5 x 5 - The New Language of Service Design, Erik Flowers

Interview with Erik Flowers, Co-Founder of Practical Service Design

by Thomas Brandenburg

 Essentially, the business strategy is the movie’s director, and the person trying to employ the service design methods is assistant to that director. 

 1. Why do you think there had not been a shared definition of service design? Do you think it is important to have one, especially for an in-house discipline?

The lack of a shared definition may be a result of service design being a diverse toolkit of existing methods, but not exactly a hat that you wear with a specific purview like other disciplines. You can practice service design from almost any function, which isn’t true for a lot of disciplines. What ends up happening is that service design ends up being used as a toolkit by people interested in the methods and results, but not necessarily a job. If you look at the practitioners of service design, they almost all have diverse jobs—other design disciplines typically have predictable and well defined role expectations, but not service design. 
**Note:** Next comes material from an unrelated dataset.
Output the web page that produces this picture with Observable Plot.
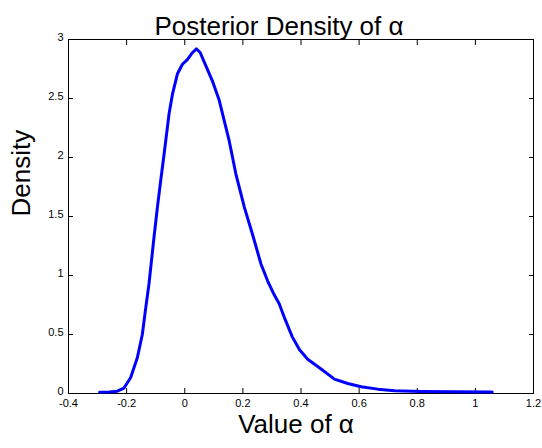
<!DOCTYPE html>
<html>
<head>
<meta charset="utf-8">
<script src="https://cdn.jsdelivr.net/npm/d3@7"></script>
<script src="https://cdn.jsdelivr.net/npm/@observablehq/plot@0.6"></script>
<style>
  html, body { margin: 0; padding: 0; background: #fff; }
  #chart { width: 542px; height: 448px; }
</style>
</head>
<body>
<div id="chart"></div>
<script>
const titleText = "Posterior Density of α";
const xLabel = "Value of α";
const yLabel = "Density";

const xTicks = [-0.4, -0.2, 0, 0.2, 0.4, 0.6, 0.8, 1, 1.2];
const yTicks = [0, 0.5, 1, 1.5, 2, 2.5, 3];

const alphaValues = [-0.293, -0.26, -0.232, -0.209, -0.186, -0.163, -0.146, -0.134, -0.123, -0.106, -0.094, -0.083, -0.071, -0.054, -0.042, -0.025, -0.008, 0.009, 0.027, 0.040, 0.053, 0.072, 0.095, 0.118, 0.136, 0.153, 0.176, 0.205, 0.233, 0.262, 0.285, 0.305, 0.325, 0.345, 0.37, 0.395, 0.423, 0.469, 0.515, 0.561, 0.607, 0.664, 0.722, 0.814, 0.929, 1.058];
const densityValues = [0.01, 0.012, 0.02, 0.046, 0.136, 0.305, 0.50, 0.73, 0.93, 1.32, 1.58, 1.80, 2.03, 2.37, 2.54, 2.71, 2.79, 2.83, 2.89, 2.92, 2.89, 2.78, 2.65, 2.49, 2.31, 2.14, 1.86, 1.58, 1.35, 1.10, 0.955, 0.85, 0.76, 0.63, 0.48, 0.37, 0.29, 0.207, 0.122, 0.085, 0.057, 0.037, 0.023, 0.017, 0.014, 0.012];

const data = alphaValues.map((a, i) => ({alpha: a, density: densityValues[i]}));
const fmt = d => String(d);
const blank = () => "";
const font = "Helvetica, Arial, 'Liberation Sans', sans-serif";

const chart = Plot.plot({
  width: 542,
  height: 448,
  marginTop: 39,
  marginRight: 9,
  marginBottom: 55,
  marginLeft: 68,
  style: {fontFamily: font, fontSize: "11px", color: "#000", background: "#fff"},
  x: {domain: [-0.4, 1.2], label: null},
  y: {domain: [0, 3], label: null},
  marks: [
    Plot.frame({stroke: "#000", strokeWidth: 1}),
    Plot.axisX(xTicks, {anchor: "bottom", tickSize: 0, tickPadding: 6, tickFormat: fmt, label: null, fontSize: 11}),
    Plot.axisX(xTicks, {anchor: "bottom", tickSize: -5, tickFormat: blank, label: null}),
    Plot.axisX(xTicks, {anchor: "top", tickSize: -5, tickFormat: blank, label: null}),
    Plot.axisY(yTicks, {anchor: "left", tickSize: 0, tickPadding: 5, dy: -2, tickFormat: fmt, label: null, fontSize: 11}),
    Plot.axisY(yTicks, {anchor: "left", tickSize: -5, tickFormat: blank, label: null}),
    Plot.axisY(yTicks, {anchor: "right", tickSize: -5, tickFormat: blank, label: null}),
    Plot.line(data, {x: "alpha", y: "density", stroke: "#0000ff", strokeWidth: 3, strokeLinejoin: "round", strokeLinecap: "round"}),
    Plot.text([titleText], {frameAnchor: "top", dy: -23, dx: -22, fontSize: 26, fill: "#000"}),
    Plot.text([xLabel], {frameAnchor: "bottom", dy: 39, dx: -5, fontSize: 26, fill: "#000"}),
    Plot.text([yLabel], {frameAnchor: "left", dx: -47, rotate: -90, fontSize: 26, fill: "#000"})
  ]
});
document.getElementById("chart").appendChild(chart);
</script>
</body>
</html>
 2. What language (key words or phrases) do you like to use to explain service design to an audience who is not familiar with it?

I liken it to choreography of a play or a movie. You’re arranging parts of a system together to form a larger production, without necessarily being one of those parts or owning what those parts do. You’re making sure people and things are in the right places at the right times, but you’re not necessarily one of those people or things. But, it’s not a matter of seniority where the service designer is higher up the corporate ladder, they just operate in a different space— often the space between the people and things. Essentially, the business strategy is the movie’s director, and the person trying to employ the service design methods is assistant to that director.

 3. Service design is often interchanged with systems design, user experience or design thinking. Do you think that is an issue?

I see service design as a toolkit, same as design thinking. You wouldn’t have a job role title as “design thinker,” you’d have something specific to what you do. Systems design and user experience fall more in between where you actually are describing more of what you do—you design the system (whatever that is) or you work on designing for a user of a specific product’s experience. In this sense, if you truly designed a service, you could look at yourself as a “designer of XYZ service,” but it’s still more of a toolkit than a role. The naming of design theory and disciplines is in a state of chaos as I write this, though, and the interchangeability and confusion isn’t something that is going away sooner than later. 

 4. Are there any overused or misused terms that may be robbing Service Design of credibility?

I am not sure I can say that service design is being robbed of credibility. If anything, I think service design is coopting terms from other disciplines and schools of thought and spreading out the understanding of what design and service design means. Service design is essentially “common sense design thinking between interfaces, people, and things.” It’s not a revolution, it’s an evolution that is growing its own feet when maybe it just had gills before, and starting to walk on land with the other design disciplines that have been there longer.

 5. How might you see the language of service design being changed or evolving for people in business, especially since they traditionally don’t have a design background?

It’s even easier since service design is really applied business strategy. Designing the home screen of your mobile app is several steps removed from the business strategy, it’s the application and implementation of things that serve a smaller product strategy, which itself serves a larger business strategy. In service design, the mission behind it could actually be the business strategy that needs applied. This is why it is so confusing between other disciplines. You don’t need a design background to understand the tenets and methods of service design. You just need to know the business strategy and the types of results you want. Then the smart companies employ all sorts of toolkits to execute, service design being one of the more popular ones moving its way westward towards the tech hubs of the west coast. But it’s not fully there yet. There’s a wall of tech design that it obstructing its path that is has to find a way over or under, or negotiate a way through the gates.